- [Data items]:
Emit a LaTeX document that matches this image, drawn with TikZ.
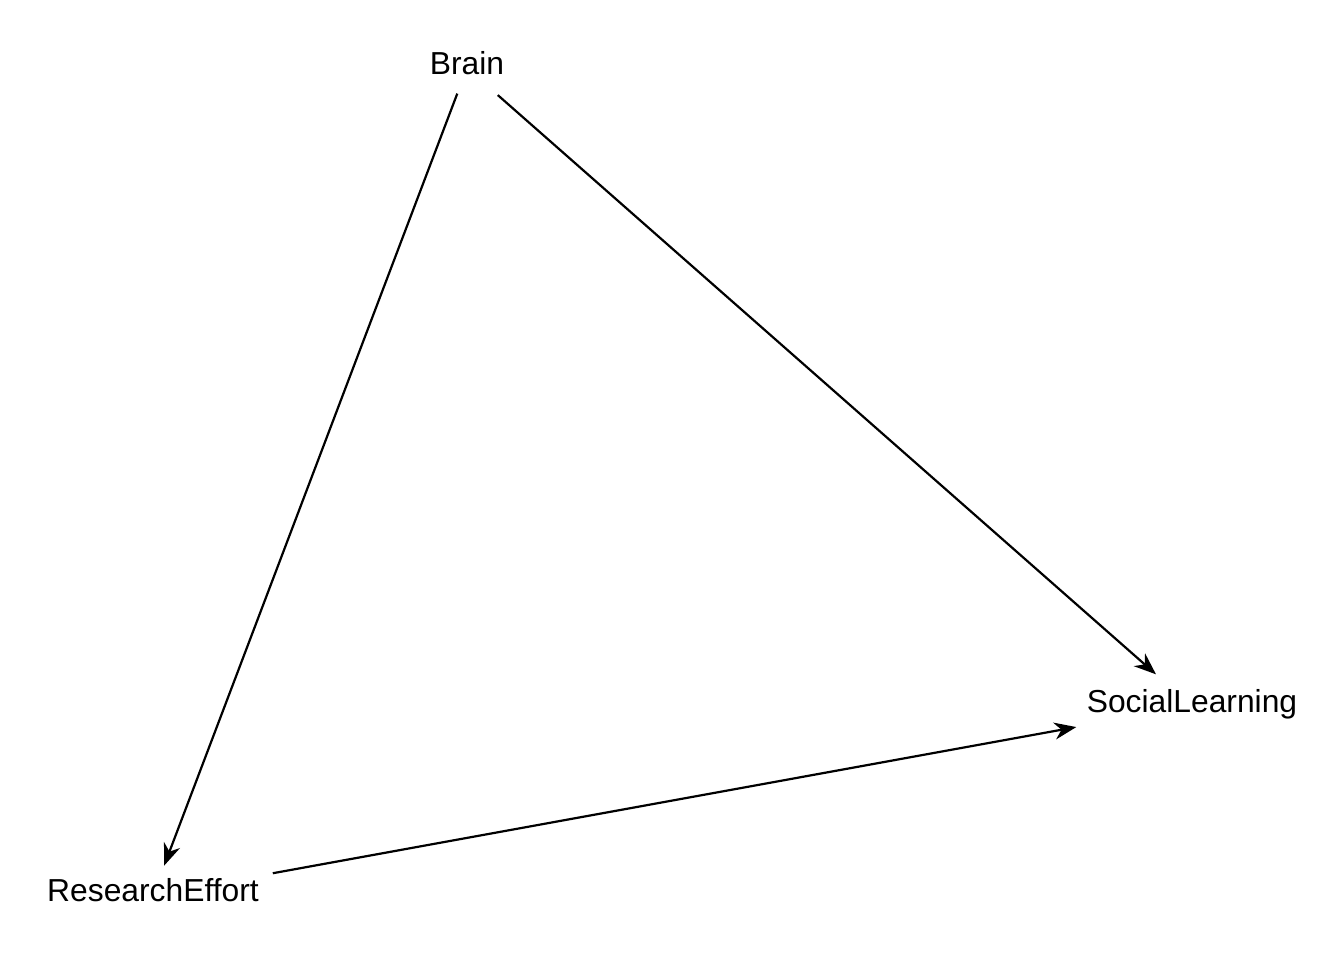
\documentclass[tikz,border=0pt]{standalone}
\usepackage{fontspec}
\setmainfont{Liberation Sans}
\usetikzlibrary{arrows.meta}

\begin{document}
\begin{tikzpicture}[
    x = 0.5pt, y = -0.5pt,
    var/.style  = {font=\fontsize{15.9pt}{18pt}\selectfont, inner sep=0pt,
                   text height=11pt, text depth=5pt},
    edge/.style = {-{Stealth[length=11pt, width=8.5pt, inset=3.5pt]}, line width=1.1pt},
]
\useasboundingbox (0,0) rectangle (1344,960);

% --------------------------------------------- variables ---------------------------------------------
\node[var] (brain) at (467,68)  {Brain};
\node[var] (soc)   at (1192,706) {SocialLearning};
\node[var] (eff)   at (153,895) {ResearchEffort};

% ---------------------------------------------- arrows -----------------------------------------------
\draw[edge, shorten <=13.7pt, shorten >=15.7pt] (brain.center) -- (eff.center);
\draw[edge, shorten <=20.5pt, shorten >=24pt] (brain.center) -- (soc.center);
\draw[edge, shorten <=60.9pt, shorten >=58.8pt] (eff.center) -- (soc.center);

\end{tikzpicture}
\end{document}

==

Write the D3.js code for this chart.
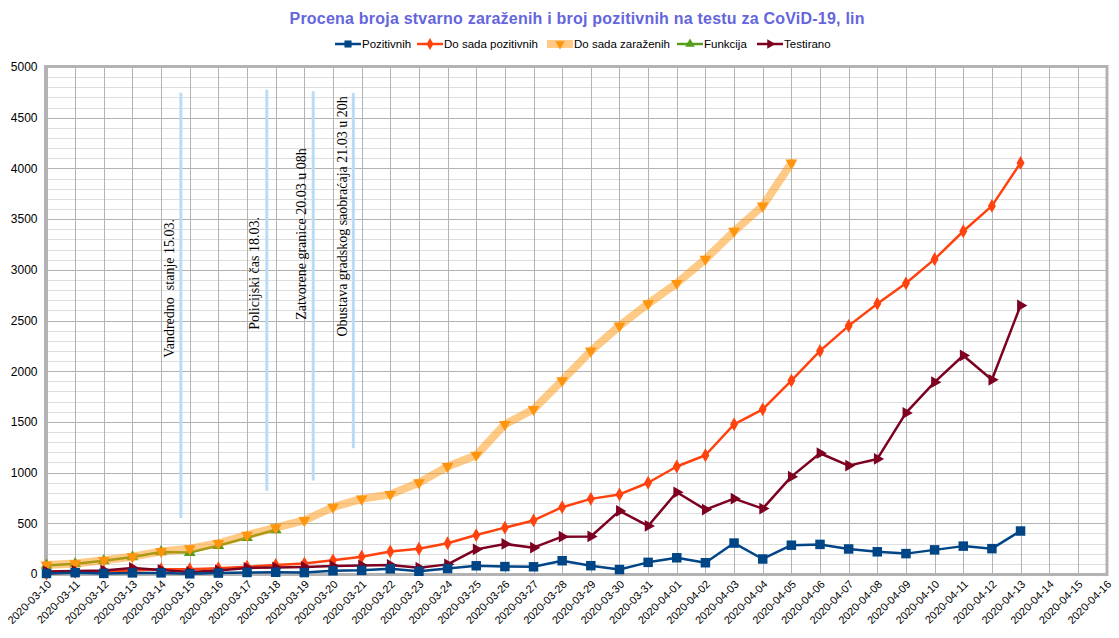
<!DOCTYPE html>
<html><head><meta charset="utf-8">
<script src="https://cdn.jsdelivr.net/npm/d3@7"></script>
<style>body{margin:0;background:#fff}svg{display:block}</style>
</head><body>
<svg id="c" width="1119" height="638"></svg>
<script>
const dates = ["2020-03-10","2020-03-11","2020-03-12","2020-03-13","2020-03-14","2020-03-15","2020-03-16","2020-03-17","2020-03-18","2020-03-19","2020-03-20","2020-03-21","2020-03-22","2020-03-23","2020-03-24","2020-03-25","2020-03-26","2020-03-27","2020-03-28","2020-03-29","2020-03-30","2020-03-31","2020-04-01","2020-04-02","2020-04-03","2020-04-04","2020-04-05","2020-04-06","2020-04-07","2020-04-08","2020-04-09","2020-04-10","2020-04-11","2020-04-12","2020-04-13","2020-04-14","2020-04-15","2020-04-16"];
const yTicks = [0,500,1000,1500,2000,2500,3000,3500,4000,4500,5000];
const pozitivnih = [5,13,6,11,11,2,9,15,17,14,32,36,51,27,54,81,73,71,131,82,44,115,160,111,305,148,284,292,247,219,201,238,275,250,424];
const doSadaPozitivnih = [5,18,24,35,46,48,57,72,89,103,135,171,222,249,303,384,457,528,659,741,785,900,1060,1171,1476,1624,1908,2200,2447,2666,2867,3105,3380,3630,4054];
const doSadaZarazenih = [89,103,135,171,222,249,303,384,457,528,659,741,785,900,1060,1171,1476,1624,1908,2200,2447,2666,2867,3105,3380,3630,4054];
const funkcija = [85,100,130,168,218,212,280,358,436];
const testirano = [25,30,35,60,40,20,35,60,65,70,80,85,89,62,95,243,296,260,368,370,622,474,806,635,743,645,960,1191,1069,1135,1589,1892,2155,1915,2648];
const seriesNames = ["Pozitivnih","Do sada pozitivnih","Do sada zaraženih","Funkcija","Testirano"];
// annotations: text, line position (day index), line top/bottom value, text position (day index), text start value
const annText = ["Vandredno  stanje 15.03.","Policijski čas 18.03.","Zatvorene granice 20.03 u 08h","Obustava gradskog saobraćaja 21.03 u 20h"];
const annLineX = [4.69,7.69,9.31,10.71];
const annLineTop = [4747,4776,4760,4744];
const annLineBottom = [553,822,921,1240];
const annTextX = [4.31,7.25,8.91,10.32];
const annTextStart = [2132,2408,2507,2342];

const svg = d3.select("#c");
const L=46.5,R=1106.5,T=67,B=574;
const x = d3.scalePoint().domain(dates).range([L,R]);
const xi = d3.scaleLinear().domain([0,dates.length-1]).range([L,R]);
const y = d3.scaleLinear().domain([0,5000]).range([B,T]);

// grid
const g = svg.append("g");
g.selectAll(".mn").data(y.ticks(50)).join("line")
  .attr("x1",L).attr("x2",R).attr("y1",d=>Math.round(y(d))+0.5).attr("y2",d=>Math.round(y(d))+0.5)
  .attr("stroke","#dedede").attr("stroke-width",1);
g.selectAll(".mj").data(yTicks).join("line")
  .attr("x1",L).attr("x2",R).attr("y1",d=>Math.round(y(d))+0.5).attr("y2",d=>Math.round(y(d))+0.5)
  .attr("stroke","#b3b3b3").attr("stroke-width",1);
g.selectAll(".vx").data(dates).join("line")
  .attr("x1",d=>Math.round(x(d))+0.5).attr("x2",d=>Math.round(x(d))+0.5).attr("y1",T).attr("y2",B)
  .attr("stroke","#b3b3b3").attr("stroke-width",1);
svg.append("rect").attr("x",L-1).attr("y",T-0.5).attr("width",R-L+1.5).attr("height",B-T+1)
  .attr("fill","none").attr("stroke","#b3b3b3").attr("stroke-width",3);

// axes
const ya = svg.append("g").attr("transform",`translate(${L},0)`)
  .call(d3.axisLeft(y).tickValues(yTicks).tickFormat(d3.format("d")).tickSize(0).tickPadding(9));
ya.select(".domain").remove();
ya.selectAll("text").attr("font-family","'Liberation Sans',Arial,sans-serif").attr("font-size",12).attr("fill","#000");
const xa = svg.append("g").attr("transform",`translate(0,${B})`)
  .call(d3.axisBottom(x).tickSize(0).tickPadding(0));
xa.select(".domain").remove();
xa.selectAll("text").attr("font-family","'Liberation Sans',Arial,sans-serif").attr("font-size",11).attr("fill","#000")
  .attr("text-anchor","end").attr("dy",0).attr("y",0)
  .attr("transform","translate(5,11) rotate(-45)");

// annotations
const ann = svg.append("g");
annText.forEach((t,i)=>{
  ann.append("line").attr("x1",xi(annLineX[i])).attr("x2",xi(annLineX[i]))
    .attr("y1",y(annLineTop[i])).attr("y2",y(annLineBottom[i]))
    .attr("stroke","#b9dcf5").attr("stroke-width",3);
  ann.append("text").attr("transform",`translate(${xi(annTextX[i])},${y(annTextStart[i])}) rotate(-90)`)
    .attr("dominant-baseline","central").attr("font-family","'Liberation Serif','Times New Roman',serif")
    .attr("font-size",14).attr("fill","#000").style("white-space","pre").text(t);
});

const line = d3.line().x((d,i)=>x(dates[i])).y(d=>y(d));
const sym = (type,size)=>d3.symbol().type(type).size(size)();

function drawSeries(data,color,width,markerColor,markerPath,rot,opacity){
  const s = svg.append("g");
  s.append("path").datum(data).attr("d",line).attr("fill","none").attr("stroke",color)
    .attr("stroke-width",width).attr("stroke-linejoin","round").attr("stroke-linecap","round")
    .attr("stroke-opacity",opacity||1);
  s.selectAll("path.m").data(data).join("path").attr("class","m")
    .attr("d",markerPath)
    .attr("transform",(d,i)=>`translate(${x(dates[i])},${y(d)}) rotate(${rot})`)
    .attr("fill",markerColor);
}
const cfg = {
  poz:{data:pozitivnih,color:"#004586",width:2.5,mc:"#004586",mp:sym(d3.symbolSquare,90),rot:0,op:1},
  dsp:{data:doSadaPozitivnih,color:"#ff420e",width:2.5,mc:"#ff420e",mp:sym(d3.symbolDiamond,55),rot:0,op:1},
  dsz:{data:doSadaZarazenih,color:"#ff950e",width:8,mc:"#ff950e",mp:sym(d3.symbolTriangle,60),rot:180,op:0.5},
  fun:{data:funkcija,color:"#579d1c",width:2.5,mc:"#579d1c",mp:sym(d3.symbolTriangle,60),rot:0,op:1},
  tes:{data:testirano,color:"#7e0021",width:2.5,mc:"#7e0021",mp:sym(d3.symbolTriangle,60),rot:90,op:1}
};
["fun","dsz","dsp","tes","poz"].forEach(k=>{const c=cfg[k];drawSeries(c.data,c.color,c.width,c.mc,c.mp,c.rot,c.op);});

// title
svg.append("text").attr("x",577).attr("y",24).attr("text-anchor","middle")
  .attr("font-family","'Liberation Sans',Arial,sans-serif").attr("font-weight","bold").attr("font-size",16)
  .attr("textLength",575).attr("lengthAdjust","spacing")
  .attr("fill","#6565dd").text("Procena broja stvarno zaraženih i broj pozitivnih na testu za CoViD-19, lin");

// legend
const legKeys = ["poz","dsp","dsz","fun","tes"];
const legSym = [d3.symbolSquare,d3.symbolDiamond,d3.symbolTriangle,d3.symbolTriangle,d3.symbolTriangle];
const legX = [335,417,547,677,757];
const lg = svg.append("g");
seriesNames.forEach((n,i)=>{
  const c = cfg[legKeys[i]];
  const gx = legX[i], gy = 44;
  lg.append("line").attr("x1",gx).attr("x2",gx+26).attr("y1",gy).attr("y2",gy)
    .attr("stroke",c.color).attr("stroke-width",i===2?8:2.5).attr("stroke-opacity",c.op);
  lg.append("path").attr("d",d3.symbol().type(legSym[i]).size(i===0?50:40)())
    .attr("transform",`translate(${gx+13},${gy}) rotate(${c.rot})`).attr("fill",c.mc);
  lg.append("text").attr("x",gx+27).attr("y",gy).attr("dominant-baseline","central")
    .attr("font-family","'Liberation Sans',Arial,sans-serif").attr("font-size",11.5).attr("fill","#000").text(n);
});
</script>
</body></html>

- [TASK REQUIREMENTS]: Your task is to gather every line with the word "this" and copy it.

- [SOLUTION BELOW]:
Emit a LaTeX document that matches this image, drawn with TikZ.
Write the D3.js code for this chart.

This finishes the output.